Por Nacho Bongiovanni, economista de Fundación Libertad
Luego del escándalo protagonizado por extremistas seguidores del presidente Donald Trump en el Capitolio y una serie de tuits del magnate que “incitaban a la violencia”, Twitter, una de las redes sociales más conocidas del mundo, decidió bloquear la cuenta del ex presidente norteamericano. Fueron millones de personas las que estuvieron de acuerdo con la decisión de la empresa. Manifestando que Trump es un líder cuando menos polémico, que genera mucha división en los Estados Unidos, lo cual no afirmaremos que no sea cierto.
Pero resulta que el CEO de la plataforma digital, Jack Dorsey, justificó el accionar de la compañía, esgrimiendo que existía mucho temor a que se incrementara la violencia luego del asalto al Congreso estadounidense. Y puede que sea correcto promover conversaciones “saludables”, como Dorsey explica en un hilo de Twitter, pero si se eliminan tuits y diversos contenidos, e incluso se suspenden cuentas que no son claramente ilegales, eso resulta en censura. Una red social no es como un medio de comunicación que tiene una línea editorial donde se define qué se publica y qué no se publica. Tanto Twitter como Facebook son plataformas neutrales, que tienen millones de usuarios con distintas opiniones, donde no hay una línea editorial.
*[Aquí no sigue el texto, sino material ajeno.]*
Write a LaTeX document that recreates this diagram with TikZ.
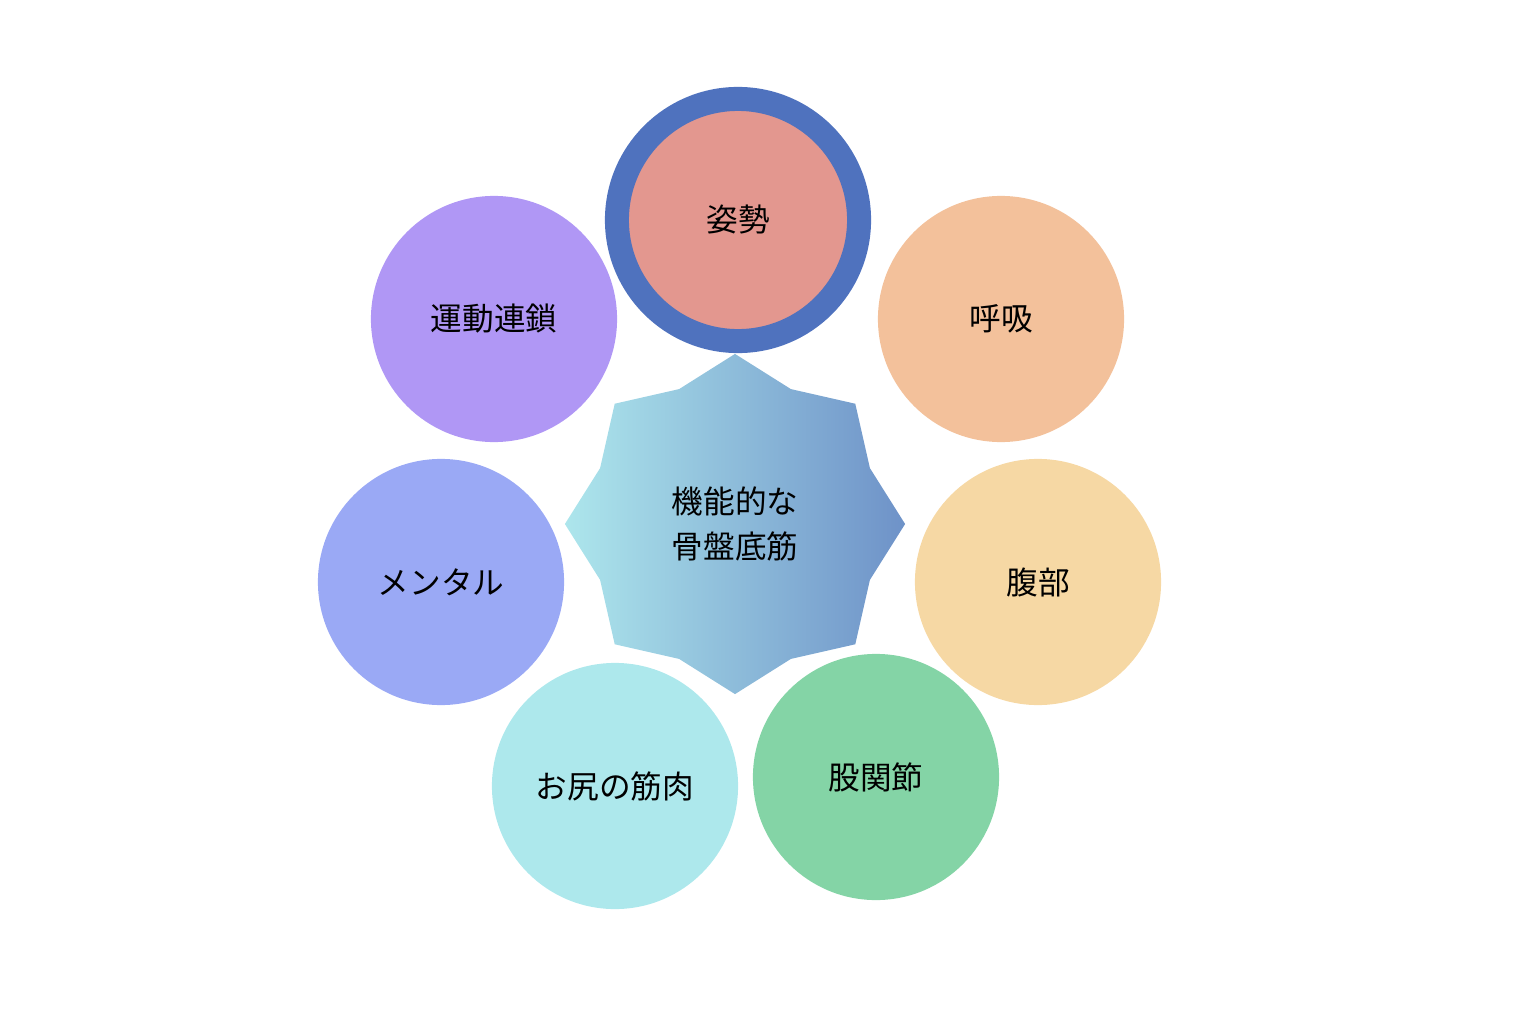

Cualquier especialista en materia jurídica nos recordaría que en un Estado de Derecho el principio que rige es de la legalidad. Las plataformas sólo están obligadas a suprimir contenidos ilegales, como por ejemplo la apología de la violencia de género, la pornografía infantil, la alabanza al terrorismo y tantos otros. Pero una cosa es el contenido ilegal y otra es el que sus CEOs consideran “peligroso”, y como dice el experto español en libertad de expresión e internet, Borja Adsuara, sobre los tuits del ex mandatario: “Tendrá un juez que decidir si eso es un golpe de Estado”.
El dilema trasciende a lo ocurrido con el polémico Donald Trump, quien manifestaba haber ganado unas elecciones que perdió, por un fraude electoral que no existió. El problema es que Twitter parece haber fijado un peligroso precedente que atenta contra la libertad de expresión y comunicación. La censura a un dirigente del gobierno o de la oposición, y además la imposibilidad de que sus seguidores se sigan comunicando entre ellos, influye en los procesos electorales. Esto es muy grave. No puede quedar en manos de Dorsey (CEO de Twitter) o Mark Zuckerberg (CEO de Facebook) qué voces serán escuchadas y qué voces serán calladas.
Otra cuestión a destacar tiene que ver con una decisión política, y es que el accionar de las redes sociales contra Trump se produce cuando había finalizado el recuento de votos. Hasta que los líderes de las principales plataformas no estuvieron seguros de que el magnate no iba a ser reelecto no fueron contra él. Porque el ex presidente ya les había advertido que quería revisar la Sección 230 de la Ley de Decencia de las Comunicaciones para profundizar su regulación. Y he aquí la sospecha: Algunos presumen que los CEOs tomaron esta decisión para congraciarse con los demócratas estadounidenses, para que estos no los regulen como sí tenía en mente el líder republicano. ¿Y si no por qué Twitter no censuró a Alí Jamenei, líder supremo de Irán, por llamar a la eliminación de Israel? Que el día 3 de junio del 2018 manifestaba por la red social que “Nuestra postura contra Israel es la misma que siempre hemos tomado. Israel es un tumor canceroso maligno en la región de Asia occidental que debe ser extirpado y erradicado: es posible y sucederá.” Resulta gracioso resaltar que Dorsey comunicó que uno de los objetivos de Twitter es lograr “una existencia más pacífica en la Tierra”, ¿entonces por qué no suspender a Jamenei o por qué permitir que el dictador venezolano Nicolás Maduro, quien es responsable de cientos de muertes de inocentes participe de dicha red social? Jamenei sí, Maduro sí, ¿y Trump, no?